The roofline sloping down at the back over the C pillar, the flowing lines without visible gradations, frameless side windows and the prominent side-transition to the tail – all this is “aesthetically pure”, say the designers.
Typically for a SKODA, the lower side window line slopes gradually backwards, sweeping down to the rear side window of the back door. This SKODA design feature described by the designers as a ‘fin’ was first used in the brand’s model design on the new SKODA Octavia, and is continued in the VisionC as a distinctive feature.
The designers have also made the door handles ‘disappear’. The door handles – running directly under the tornado line – are set invisibly into the external door trim. To open the doors, you press the handle – the door then comes out automatically and can be operated.
The rear lights reach far into the sides of the vehicle. The C-shaped lights, a typical SKODA form, are divided into two parts, with the C being separated horizontally through the middle. The upper part is in the tailgate, housing all the lighting functions. The lower part of the C is formed by the reflector elements (cat’s eyes) inset into the bumper.
Triangular-shaped embossing in the tailgate (described by the designers as “triangular cubist elements”) aims to identify the VisionC as a member of the SKODA family.
On the inside, four individual seats provide room for four people. Like the exterior, the internal design sees a recurrent interplay of convex and concave surfaces.
In front of the driver there is a large 3-D display, while each rear passenger also has a foldaway multimedia screen. A screen integrated into the back section of the central arm rest shows basic information on vehicle operation.
The centrepiece of the dashboard is the touch-sensitive multimedia screen which projects from the dashboard, appearing to be hung-up in the interior. The visual effect is amplified by accents of back-lighting.

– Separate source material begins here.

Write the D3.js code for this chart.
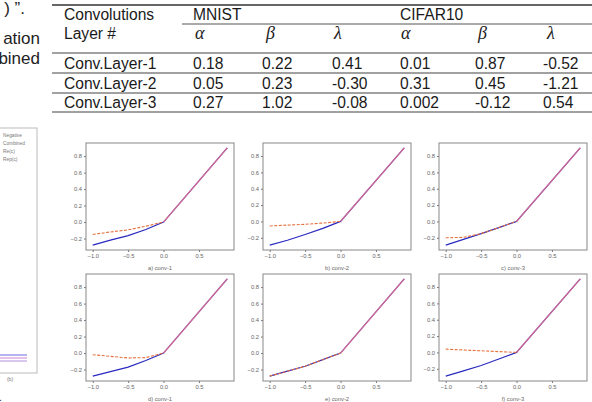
<!DOCTYPE html>
<html>
<head>
<meta charset="utf-8">
<script src="https://cdn.jsdelivr.net/npm/d3@7"></script>
<style>
  body { margin: 0; background: #fff; }
  svg { display: block; }
</style>
</head>
<body>
<div id="viz"></div>
<script>
// ---- table data ----
var layers = ["Conv.Layer-1", "Conv.Layer-2", "Conv.Layer-3"];
var mnistAlpha = ["0.18", "0.05", "0.27"];
var mnistBeta = ["0.22", "0.23", "1.02"];
var mnistLambda = ["0.41", "-0.30", "-0.08"];
var cifarAlpha = ["0.01", "0.31", "0.002"];
var cifarBeta = ["0.87", "0.45", "-0.12"];
var cifarLambda = ["-0.52", "-1.21", "0.54"];
var greek = ["\u03b1", "\u03b2", "\u03bb", "\u03b1", "\u03b2", "\u03bb"];

// ---- plot data ----
var captions = ["a) conv-1", "b) conv-2", "c) conv-3", "d) conv-1", "e) conv-2", "f) conv-3"];
var xs = [-1.0, -0.75, -0.5, -0.25, 0.0, 0.9];
var solidVals = [
  [-0.28, -0.22, -0.165, -0.09, 0, 0.9],
  [-0.29, -0.23, -0.16, -0.085, 0, 0.9],
  [-0.29, -0.22, -0.15, -0.075, 0, 0.9],
  [-0.28, -0.225, -0.17, -0.09, 0, 0.9],
  [-0.28, -0.22, -0.16, -0.08, 0, 0.9],
  [-0.29, -0.225, -0.16, -0.08, 0, 0.9]
];
var dashedVals = [
  [-0.15, -0.12, -0.095, -0.05, 0, 0.9],
  [-0.055, -0.045, -0.035, -0.02, 0, 0.9],
  [-0.2, -0.195, -0.15, -0.075, 0, 0.9],
  [-0.02, -0.04, -0.06, -0.055, 0, 0.9],
  [-0.28, -0.22, -0.16, -0.08, 0, 0.9],
  [0.04, 0.03, 0.02, 0.01, 0, 0.9]
];
var xTicks = [-1.0, -0.5, 0.0, 0.5];
var yTicks = [-0.2, 0.0, 0.2, 0.4, 0.6, 0.8];
var legendLabels = ["Negative", "Combined", "Re(c)", "Rep(c)"];

var W = 592, H = 402;
var svg = d3.select("#viz").append("svg").attr("width", W).attr("height", H);

var sans = "'Liberation Sans', Arial, sans-serif";

// ---- cut-off text on the left ----
var leftText = [[") \u201d.", 14], ["ation", 44], ["bined", 64]];
svg.selectAll("text.frag").data(leftText).enter().append("text")
  .attr("class", "frag")
  .attr("x", function(d, i) { return i == 0 ? 25 : 40; })
  .attr("y", function(d) { return d[1]; })
  .attr("text-anchor", "end")
  .style("font-family", sans).style("font-size", "17px").style("fill", "#222")
  .text(function(d) { return d[0]; });

// ---- table ----
var tbl = svg.append("g");
var colX = [64, 193, 262, 332, 400, 475, 543];
var greekX = [195, 266, 334, 401, 478, 547];
var rowY = [69, 89, 108];
var ruleY = [53, 73, 93, 112];

tbl.append("line").attr("x1", 52).attr("x2", W).attr("y1", 5).attr("y2", 5)
  .style("stroke", "#333").style("stroke-width", 1.5);
tbl.append("line").attr("x1", 182).attr("x2", W).attr("y1", 24).attr("y2", 24)
  .style("stroke", "#555").style("stroke-width", 1);
tbl.selectAll("line.rule").data(ruleY).enter().append("line")
  .attr("class", "rule")
  .attr("x1", 52).attr("x2", W)
  .attr("y1", function(d) { return d; }).attr("y2", function(d) { return d; })
  .style("stroke", "#444").style("stroke-width", 1.1);

function tText(x, y, s) {
  return tbl.append("text").attr("x", x).attr("y", y)
    .style("font-family", sans).style("font-size", "15.6px").style("fill", "#1a1a1a")
    .text(s);
}
tText(64, 20, "Convolutions");
tText(64, 39, "Layer #");
tText(193, 20, "MNIST");
tText(400, 20, "CIFAR10");

tbl.selectAll("text.greek").data(greek).enter().append("text")
  .attr("class", "greek")
  .attr("x", function(d, i) { return greekX[i]; })
  .attr("y", 39)
  .style("font-family", "'Liberation Serif', 'Times New Roman', serif")
  .style("font-style", "italic").style("font-size", "18px").style("fill", "#222")
  .text(function(d) { return d; });

var columns = [layers, mnistAlpha, mnistBeta, mnistLambda, cifarAlpha, cifarBeta, cifarLambda];
columns.forEach(function(col, c) {
  col.forEach(function(v, r) { tText(colX[c], rowY[r], v); });
});

// ---- left legend fragment ----
var lg = svg.append("g");
lg.append("rect").attr("x", -5).attr("y", 128).attr("width", 42).attr("height", 245)
  .style("fill", "none").style("stroke", "#bbb").style("stroke-width", 1);
lg.selectAll("text").data(legendLabels).enter().append("text")
  .attr("x", 3).attr("y", function(d, i) { return 137 + i * 8; })
  .style("font-family", sans).style("font-size", "4.8px").style("fill", "#777")
  .text(function(d) { return d; });
var legendColors = ["#6a6ae0", "#d080d0", "#b090e0"];
lg.selectAll("line").data(legendColors).enter().append("line")
  .attr("x1", 0).attr("x2", 27)
  .attr("y1", function(d, i) { return 355 + i * 3; })
  .attr("y2", function(d, i) { return 355 + i * 3; })
  .style("stroke", function(d) { return d; }).style("stroke-width", 1);
svg.append("text").attr("x", 10).attr("y", 381).attr("text-anchor", "middle")
  .style("font-family", sans).style("font-size", "5px").style("fill", "#777").text("(b)");
svg.append("text").attr("x", -1).attr("y", 401)
  .style("font-family", sans).style("font-size", "10px").style("fill", "#222").text(".");

// ---- small multiples ----
var colLeft = [86, 263, 439], pw = 148;
var rowTop = [143, 274], ph = 107;

captions.forEach(function(cap, k) {
  var left = colLeft[k % 3], top = rowTop[Math.floor(k / 3)];
  var g = svg.append("g").attr("transform", "translate(" + left + "," + top + ")");

  var allY = solidVals[k].concat(dashedVals[k]);
  var ymin = d3.min(allY), ymax = d3.max(allY);
  var xmin = d3.min(xs), xmax = d3.max(xs);
  var mx = (xmax - xmin) * 0.05, my = (ymax - ymin) * 0.05;
  var x = d3.scaleLinear().domain([xmin - mx, xmax + mx]).range([0, pw]);
  var y = d3.scaleLinear().domain([ymin - my, ymax + my]).range([ph, 0]);

  var fmt = function(v) { return d3.format(".1f")(v).replace("-", "\u2212"); };

  var xa = g.append("g").attr("transform", "translate(0," + ph + ")")
    .call(d3.axisBottom(x).tickValues(xTicks).tickSize(2).tickPadding(2).tickFormat(fmt));
  var ya = g.append("g")
    .call(d3.axisLeft(y).tickValues(yTicks).tickSize(2).tickPadding(2).tickFormat(fmt));
  [xa, ya].forEach(function(a) {
    a.select(".domain").remove();
    a.selectAll("line").style("stroke", "#777");
    a.selectAll("text").style("font-family", sans).style("font-size", "5.8px").style("fill", "#666");
  });

  var line = d3.line().x(function(d) { return x(d[0]); }).y(function(d) { return y(d[1]); });
  var solid = xs.map(function(v, i) { return [v, solidVals[k][i]]; });
  var dashed = xs.map(function(v, i) { return [v, dashedVals[k][i]]; });
  var neg = dashed.filter(function(d) { return d[0] <= 0; });
  var pos = solid.filter(function(d) { return d[0] >= 0; });

  g.append("path").datum(solid).attr("d", line)
    .style("fill", "none").style("stroke", "#2a2ac0").style("stroke-width", 1.2);
  g.append("path").datum(pos).attr("d", line)
    .style("fill", "none").style("stroke", "#f07088").style("stroke-width", 1.3).style("opacity", 0.85);
  g.append("path").datum(neg).attr("d", line)
    .style("fill", "none").style("stroke", "#e8703a").style("stroke-width", 1.1)
    .style("stroke-dasharray", "3,1.5");

  g.append("rect").attr("width", pw).attr("height", ph)
    .style("fill", "none").style("stroke", "#888").style("stroke-width", 1);

  g.append("text").attr("x", pw / 2).attr("y", ph + 20).attr("text-anchor", "middle")
    .style("font-family", sans).style("font-size", "5.8px").style("fill", "#666")
    .text(cap);
});
</script>
</body>
</html>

There is a continuous transition between dashboard and doors via a ‘light line’ that unites both elements visually. The light line runs over the entire width of the door, circles the armrests and ends in the seat-belt tensioner. Additional visual accents are provided in the doors with backlit crystal decorative elements.
Underneath the exterior body, a close-to-production drive system incorporates a bivalent 1.4 TSI/81 kW CNG and petrol turbo engine that SKODA claims will accelerate the vehicle up to a maximum speed of 133 mph.
In CNG mode, the vehicle consumes 3.4 kg or 5.1 m3 natural gas per 100 kilometres, corresponding to a CO2 output of 91 g. According to SKODA, this value emphasises the study’s closeness to reality and is below the much-discussed limit decreed by the European Commission for 2020.
Improving aerodynamics and minimising weight were priorities for both SKODA’s engineers and designers. The end product is a car with a drag coefficient of 0.26. In terms of weight reduction, SKODA has used carbon-fibre for the gas tanks and extra-light hot-formed steel. Important bolt-on parts such as the wings, bonnet and doors are in aluminium.